On 04/16/2015 04:02 AM, Gordan Bobic wrote:
On 2015-04-16 09:52, Mandar Joshi wrote:
Hello everybody, This part is mentioned in my GSoC proposal but I thought I should bring it up here as well.
How do you feel about taking a slightly different approach to ARM development? Viz. Cross Compiling. We could use existing infrastructure x86,x86_64 servers to build packages for ARMv7.
This will require writing some plugins for Yum, Mock & Koji based on work done by msalter from RedHat. I am referring to this post https://www.redhat.com/archives/fedora-buildsys-list/2009-July/msg00000.html
The way I see it, cross compiling will get packages compiled faster and would be easy to setup. We won't have to rely of ARM Hardware from online.net
This idea is not new, and is often used for early bootstrapping, or even intermediate builds (e.g. using distcc) but IIRC it has been a long standing policy with Fedora that the final binaries must be compiled natively. This stems from various compiler quirks that may manifest in one case but not the other.

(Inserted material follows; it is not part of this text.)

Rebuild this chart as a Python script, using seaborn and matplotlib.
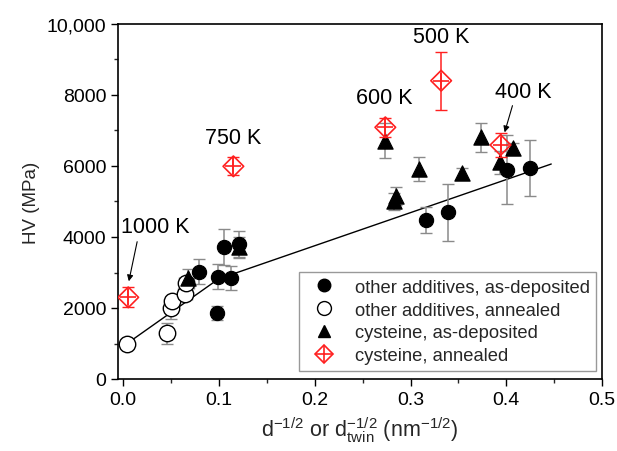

Having said that, the usefulness of large scale cross-compiling has been steadily reducing as availability of less slow ARM hardware has been increasing (it is now easy to get reasonably cheap ARM machines with 4-8 CPU cores and 3-4GB of RAM).
I agree that cross compiling should only be used for "intermediary" RPMs for bootstrapping and the like and when both hardware and built package dependencies are available, any bootstrap RPMs that had to be created that way are then reproduced/rebuilt on real hardware.
The issue is just that sometimes cross compiling is not always exactly the same.